Find every line with the word "document". Copy those lines.
((
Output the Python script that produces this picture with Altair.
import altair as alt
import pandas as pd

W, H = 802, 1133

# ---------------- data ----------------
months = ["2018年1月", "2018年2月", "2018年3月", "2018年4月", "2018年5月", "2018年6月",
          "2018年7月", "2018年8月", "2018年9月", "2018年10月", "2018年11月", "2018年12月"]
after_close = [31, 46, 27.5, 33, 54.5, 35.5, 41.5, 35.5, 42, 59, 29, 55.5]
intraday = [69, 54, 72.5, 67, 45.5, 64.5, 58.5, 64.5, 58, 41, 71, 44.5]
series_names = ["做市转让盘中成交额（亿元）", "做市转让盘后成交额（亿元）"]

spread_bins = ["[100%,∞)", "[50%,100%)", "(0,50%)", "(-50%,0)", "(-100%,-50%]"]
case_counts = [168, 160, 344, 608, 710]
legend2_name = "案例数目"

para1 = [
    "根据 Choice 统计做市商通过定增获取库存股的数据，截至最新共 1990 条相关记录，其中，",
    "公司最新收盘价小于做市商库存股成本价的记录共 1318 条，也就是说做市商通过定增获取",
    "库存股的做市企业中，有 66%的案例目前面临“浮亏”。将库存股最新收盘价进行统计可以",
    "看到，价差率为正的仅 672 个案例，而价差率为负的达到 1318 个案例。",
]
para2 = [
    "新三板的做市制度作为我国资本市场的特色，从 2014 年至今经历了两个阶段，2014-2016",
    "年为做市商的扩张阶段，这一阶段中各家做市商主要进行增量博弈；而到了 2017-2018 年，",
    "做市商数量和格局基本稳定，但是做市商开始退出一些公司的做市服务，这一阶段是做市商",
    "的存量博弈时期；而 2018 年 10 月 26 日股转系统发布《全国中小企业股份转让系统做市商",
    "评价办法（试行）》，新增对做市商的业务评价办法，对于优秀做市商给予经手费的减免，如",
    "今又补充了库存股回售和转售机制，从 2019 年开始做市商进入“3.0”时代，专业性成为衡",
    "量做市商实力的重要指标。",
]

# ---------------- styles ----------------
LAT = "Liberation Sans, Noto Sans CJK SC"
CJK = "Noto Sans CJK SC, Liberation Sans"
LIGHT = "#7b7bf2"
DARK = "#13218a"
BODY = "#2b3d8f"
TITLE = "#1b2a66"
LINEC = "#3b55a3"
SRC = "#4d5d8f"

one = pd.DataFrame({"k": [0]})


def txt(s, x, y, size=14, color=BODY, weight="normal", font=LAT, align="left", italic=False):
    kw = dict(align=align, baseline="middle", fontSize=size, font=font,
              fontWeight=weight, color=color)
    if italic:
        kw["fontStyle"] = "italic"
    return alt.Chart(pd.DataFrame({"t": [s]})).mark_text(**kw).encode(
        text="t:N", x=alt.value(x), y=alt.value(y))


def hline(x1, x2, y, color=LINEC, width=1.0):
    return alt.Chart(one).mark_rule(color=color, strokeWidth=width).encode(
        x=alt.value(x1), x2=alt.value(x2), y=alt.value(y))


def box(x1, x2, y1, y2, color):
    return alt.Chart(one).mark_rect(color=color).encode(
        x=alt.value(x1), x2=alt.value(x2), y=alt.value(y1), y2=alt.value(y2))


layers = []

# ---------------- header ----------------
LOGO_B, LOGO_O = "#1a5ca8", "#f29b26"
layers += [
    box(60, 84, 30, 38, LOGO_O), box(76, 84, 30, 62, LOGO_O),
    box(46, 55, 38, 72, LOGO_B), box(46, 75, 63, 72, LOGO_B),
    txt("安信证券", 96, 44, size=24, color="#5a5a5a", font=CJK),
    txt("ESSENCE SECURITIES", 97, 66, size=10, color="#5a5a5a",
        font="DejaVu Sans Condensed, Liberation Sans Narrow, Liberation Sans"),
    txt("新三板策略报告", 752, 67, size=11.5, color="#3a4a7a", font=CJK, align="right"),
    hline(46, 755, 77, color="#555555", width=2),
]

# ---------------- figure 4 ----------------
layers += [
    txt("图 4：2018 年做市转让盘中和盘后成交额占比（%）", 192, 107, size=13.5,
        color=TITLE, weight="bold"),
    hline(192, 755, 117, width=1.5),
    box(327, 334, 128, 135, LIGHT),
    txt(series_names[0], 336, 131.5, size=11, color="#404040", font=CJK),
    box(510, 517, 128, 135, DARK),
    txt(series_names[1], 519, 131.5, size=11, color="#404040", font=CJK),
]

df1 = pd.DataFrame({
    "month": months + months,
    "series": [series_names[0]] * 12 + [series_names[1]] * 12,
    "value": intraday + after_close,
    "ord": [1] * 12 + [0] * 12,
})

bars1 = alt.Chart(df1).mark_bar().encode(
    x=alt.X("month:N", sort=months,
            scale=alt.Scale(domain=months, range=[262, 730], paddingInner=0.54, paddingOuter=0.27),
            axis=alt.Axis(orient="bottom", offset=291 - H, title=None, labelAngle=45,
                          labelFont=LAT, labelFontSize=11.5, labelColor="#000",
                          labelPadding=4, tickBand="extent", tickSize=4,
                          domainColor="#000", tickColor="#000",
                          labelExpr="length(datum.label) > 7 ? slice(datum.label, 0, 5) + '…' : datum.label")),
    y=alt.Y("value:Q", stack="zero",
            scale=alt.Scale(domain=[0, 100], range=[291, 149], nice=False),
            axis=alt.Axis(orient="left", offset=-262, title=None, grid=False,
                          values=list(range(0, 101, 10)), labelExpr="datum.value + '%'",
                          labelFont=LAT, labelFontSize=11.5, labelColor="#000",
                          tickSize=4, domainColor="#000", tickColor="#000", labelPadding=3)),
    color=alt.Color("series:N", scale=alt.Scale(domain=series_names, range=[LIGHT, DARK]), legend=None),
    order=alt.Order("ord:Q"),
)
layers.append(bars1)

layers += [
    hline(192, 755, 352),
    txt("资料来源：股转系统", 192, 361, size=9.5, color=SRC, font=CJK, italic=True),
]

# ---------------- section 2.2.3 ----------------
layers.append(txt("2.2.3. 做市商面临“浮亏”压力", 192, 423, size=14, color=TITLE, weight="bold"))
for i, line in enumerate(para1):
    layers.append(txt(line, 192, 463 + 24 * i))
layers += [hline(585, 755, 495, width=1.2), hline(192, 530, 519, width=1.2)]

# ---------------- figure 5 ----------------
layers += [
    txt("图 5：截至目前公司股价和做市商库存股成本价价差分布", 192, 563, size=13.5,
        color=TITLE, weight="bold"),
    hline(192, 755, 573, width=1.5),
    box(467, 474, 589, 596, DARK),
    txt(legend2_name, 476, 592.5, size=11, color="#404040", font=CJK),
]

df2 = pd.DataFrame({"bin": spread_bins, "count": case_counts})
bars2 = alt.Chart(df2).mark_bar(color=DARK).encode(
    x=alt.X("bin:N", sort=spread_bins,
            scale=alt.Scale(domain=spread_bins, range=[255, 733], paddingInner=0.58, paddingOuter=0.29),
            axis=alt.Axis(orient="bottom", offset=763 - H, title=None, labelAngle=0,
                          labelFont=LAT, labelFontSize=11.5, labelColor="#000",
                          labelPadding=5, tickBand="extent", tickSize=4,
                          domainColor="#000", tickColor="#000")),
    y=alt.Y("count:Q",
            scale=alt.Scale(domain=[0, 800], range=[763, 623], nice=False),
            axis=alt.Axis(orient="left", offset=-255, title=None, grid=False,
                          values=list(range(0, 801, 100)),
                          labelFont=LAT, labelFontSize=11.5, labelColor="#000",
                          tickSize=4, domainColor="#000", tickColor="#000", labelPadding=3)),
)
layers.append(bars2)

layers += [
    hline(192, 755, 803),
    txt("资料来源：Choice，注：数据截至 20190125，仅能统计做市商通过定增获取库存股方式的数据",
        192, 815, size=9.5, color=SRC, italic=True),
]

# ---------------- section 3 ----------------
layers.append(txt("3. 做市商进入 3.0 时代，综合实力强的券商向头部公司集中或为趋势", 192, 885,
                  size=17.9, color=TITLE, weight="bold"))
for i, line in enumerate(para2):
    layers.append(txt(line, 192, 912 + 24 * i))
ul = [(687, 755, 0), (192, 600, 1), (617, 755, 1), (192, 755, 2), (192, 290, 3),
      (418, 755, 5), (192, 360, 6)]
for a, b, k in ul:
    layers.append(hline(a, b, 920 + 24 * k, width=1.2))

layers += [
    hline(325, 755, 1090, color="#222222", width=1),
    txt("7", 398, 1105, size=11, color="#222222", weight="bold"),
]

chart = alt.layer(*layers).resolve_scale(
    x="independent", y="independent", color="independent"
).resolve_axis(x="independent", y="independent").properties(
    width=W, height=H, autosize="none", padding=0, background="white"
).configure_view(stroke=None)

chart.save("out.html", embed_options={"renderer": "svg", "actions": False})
))
((
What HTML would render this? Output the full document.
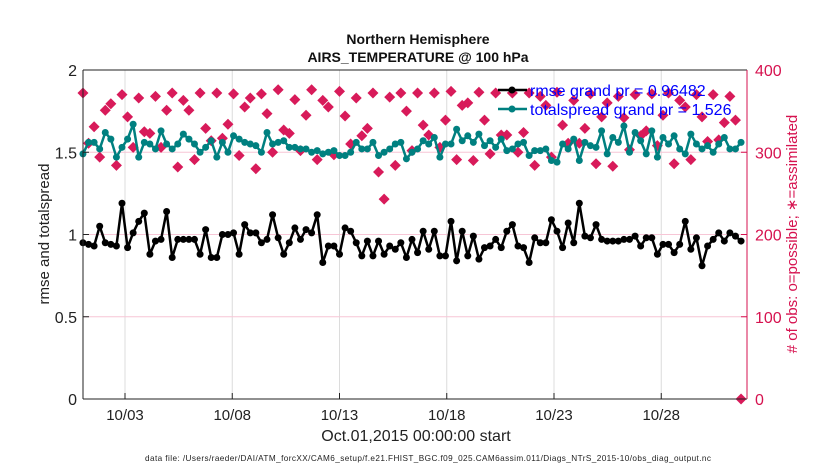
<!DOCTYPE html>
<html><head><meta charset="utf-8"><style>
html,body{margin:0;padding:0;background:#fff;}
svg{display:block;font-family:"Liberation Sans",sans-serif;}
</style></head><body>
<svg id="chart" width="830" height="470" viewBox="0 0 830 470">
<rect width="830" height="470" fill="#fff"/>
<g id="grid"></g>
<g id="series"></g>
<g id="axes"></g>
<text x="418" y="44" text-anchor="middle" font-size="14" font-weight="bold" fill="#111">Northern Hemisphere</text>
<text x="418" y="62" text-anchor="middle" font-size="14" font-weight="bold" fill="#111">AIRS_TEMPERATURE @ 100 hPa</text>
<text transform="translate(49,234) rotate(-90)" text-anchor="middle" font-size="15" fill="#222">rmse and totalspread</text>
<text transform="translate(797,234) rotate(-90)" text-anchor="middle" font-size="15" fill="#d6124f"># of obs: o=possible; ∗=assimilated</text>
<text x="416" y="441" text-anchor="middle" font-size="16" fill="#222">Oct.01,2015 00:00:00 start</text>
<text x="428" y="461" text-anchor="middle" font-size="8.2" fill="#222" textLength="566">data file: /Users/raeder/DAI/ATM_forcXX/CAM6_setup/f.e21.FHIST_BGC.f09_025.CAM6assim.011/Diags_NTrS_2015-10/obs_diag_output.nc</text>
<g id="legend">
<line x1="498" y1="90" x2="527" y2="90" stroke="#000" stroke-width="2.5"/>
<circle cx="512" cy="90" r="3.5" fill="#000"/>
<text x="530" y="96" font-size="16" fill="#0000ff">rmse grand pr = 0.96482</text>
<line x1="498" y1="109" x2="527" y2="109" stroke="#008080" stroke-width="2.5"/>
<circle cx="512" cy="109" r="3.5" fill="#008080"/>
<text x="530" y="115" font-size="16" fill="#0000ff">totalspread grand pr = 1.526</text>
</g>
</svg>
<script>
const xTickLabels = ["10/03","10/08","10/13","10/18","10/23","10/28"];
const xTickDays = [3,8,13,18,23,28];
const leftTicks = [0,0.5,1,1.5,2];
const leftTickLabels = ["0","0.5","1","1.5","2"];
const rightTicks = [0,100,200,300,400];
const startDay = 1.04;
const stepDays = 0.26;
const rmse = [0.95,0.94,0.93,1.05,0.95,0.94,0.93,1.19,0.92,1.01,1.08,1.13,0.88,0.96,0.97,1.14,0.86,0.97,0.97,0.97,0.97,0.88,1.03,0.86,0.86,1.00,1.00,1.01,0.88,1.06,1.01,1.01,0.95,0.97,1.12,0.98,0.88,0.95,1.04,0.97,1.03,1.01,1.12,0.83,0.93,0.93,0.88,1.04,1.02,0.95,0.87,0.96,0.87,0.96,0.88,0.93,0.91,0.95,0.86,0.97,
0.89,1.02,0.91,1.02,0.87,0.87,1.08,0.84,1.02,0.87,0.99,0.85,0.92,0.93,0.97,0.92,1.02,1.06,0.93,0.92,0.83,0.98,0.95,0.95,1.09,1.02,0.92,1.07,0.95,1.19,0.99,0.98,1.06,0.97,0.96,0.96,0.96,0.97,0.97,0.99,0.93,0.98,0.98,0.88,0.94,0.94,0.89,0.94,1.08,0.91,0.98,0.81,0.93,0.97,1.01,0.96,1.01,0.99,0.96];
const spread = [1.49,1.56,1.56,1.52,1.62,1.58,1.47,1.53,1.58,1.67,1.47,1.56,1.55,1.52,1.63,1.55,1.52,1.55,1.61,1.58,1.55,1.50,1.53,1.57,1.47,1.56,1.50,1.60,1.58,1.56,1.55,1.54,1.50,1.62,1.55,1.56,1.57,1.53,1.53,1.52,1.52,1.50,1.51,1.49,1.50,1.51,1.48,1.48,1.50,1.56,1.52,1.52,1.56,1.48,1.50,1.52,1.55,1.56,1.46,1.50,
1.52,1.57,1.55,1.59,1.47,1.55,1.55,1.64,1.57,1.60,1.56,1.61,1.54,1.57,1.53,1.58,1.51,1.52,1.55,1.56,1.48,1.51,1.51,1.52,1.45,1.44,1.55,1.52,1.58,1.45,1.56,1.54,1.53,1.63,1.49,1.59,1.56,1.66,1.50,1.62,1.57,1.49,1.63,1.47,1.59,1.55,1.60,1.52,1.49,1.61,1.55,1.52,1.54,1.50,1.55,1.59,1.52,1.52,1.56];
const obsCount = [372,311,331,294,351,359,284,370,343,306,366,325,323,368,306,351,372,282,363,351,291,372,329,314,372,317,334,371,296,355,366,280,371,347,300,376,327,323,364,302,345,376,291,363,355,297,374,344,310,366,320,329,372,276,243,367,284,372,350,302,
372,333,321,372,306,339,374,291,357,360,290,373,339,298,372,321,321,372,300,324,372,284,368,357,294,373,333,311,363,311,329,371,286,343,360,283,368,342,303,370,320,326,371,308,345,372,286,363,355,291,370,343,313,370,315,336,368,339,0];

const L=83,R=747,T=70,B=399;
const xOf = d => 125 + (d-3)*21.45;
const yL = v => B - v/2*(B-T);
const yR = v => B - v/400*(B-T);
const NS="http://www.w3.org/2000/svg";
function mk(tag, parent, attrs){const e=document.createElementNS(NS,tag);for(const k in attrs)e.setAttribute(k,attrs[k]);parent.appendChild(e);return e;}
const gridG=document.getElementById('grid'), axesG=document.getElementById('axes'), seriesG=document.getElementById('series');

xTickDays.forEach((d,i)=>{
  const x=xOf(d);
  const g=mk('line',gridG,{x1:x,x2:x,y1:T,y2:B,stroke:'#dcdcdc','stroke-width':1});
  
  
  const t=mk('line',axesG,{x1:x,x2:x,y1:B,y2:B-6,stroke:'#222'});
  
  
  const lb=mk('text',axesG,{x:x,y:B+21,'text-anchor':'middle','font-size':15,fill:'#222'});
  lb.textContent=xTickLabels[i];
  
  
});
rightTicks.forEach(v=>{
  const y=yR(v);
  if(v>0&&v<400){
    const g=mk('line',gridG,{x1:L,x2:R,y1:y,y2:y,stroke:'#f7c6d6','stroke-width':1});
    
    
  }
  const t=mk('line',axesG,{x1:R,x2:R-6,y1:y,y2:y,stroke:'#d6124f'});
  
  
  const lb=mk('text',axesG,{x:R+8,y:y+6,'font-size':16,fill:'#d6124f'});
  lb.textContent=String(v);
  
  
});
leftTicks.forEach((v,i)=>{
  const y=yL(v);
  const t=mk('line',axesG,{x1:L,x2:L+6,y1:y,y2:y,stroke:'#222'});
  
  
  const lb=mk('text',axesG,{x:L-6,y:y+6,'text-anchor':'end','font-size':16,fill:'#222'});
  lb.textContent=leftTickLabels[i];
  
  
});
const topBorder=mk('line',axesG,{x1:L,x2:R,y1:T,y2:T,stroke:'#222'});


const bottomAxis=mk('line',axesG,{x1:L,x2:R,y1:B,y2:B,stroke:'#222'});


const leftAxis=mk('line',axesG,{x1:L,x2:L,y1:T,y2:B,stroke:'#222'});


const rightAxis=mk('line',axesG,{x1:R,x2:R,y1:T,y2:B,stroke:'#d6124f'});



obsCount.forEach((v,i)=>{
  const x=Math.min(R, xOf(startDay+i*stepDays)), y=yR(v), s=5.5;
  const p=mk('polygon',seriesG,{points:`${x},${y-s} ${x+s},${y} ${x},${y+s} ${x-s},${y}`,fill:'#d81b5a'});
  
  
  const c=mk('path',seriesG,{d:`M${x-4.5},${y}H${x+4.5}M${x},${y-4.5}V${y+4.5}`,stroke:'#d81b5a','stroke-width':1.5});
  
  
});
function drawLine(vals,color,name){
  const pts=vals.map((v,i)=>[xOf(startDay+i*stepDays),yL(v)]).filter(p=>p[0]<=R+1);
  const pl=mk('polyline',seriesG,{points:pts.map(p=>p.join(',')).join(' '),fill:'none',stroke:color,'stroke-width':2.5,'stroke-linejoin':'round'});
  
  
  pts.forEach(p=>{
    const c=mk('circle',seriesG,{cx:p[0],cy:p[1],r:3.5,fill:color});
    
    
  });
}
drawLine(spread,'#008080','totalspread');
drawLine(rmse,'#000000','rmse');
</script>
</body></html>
))
■ Solution below ■
What HTML would render this? Output the full document.
function mk(tag, parent, attrs){const e=document.createElementNS(NS,tag);for(const k in attrs)e.setAttribute(k,attrs[k]);parent.appendChild(e);return e;}
const gridG=document.getElementById('grid'), axesG=document.getElementById('axes'), seriesG=document.getElementById('series');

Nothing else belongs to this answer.